Isso significa dizer que as startups têm apostado mais alto no futuro, assumido riscos maiores?

Em geral, elas começam com uma ideia simples. Mas o que se observa, com muito maior frequência que anteriormente, são empreendedores dispostos e desejosos de investir em tecnologia, para desenvolver uma solução que tem um diferencial competitivo, uma barreira de entrada.

Se você, como empreendedor, está criando uma solução qualquer – como um aplicativo para tirar foto – e este é um aplicativo que um aluno universitário pode criar em uma semana, não tem diferencial competitivo.
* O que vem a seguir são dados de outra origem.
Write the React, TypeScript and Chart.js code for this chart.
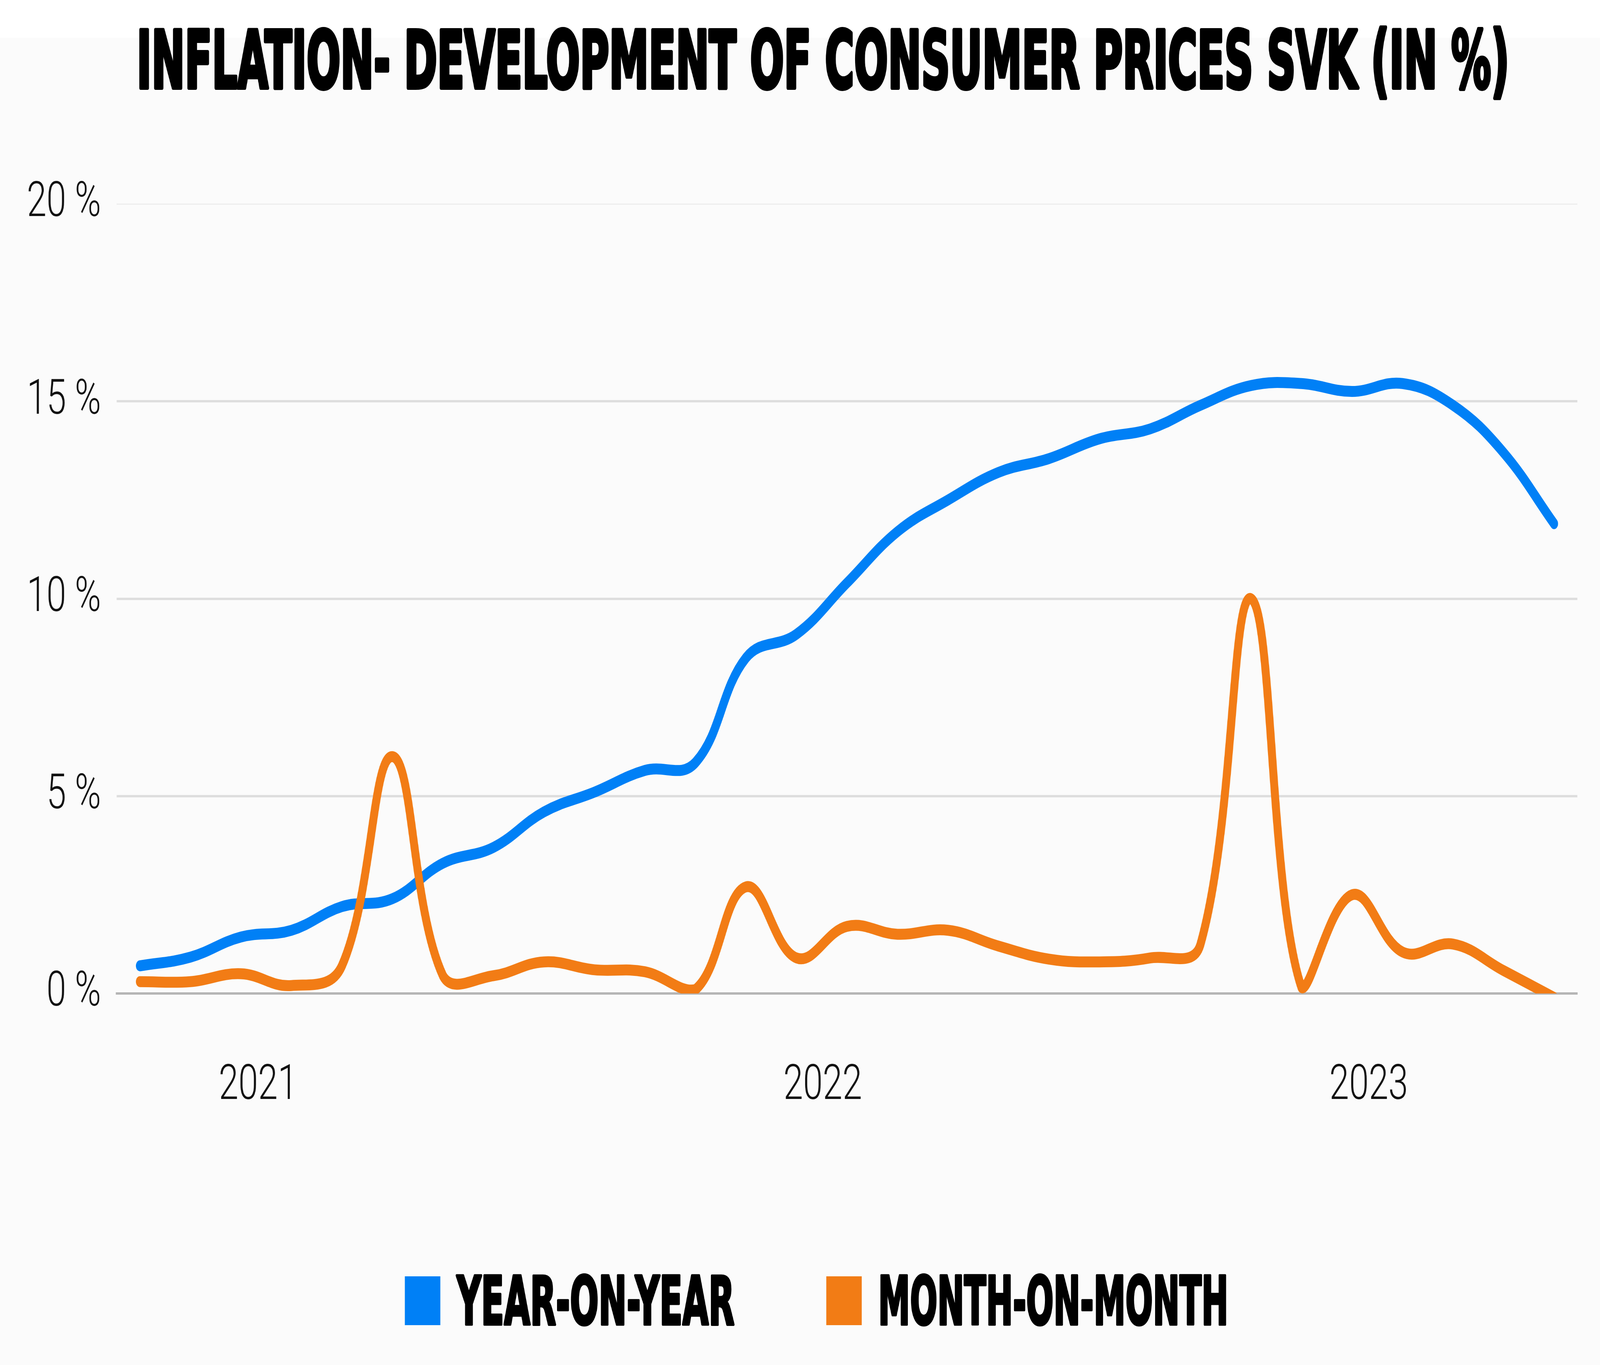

Você tem que criar um.

Temos condições de ter casos de sucesso estrondoso no Brasil, como Google ou Facebook?

Temos condições sim. Temos um programa sistemático de investimento em qualificação. Qualquer jovem brasileiro que for aceito em um programa de doutoramento numa boa universidade do mundo vai ser financiado pelo contribuinte brasileiro. Acho que só o Brasil e Chile fazem isso na América Latina. Temos massa crítica, gente muito bem formada no país, um grupo de jovens se lançando na tentativa de construir novos negócios, novas empresas. Se a gente promover o encontro desses jovens com essa inteligência das universidades, a mágica pode acontecer, sim.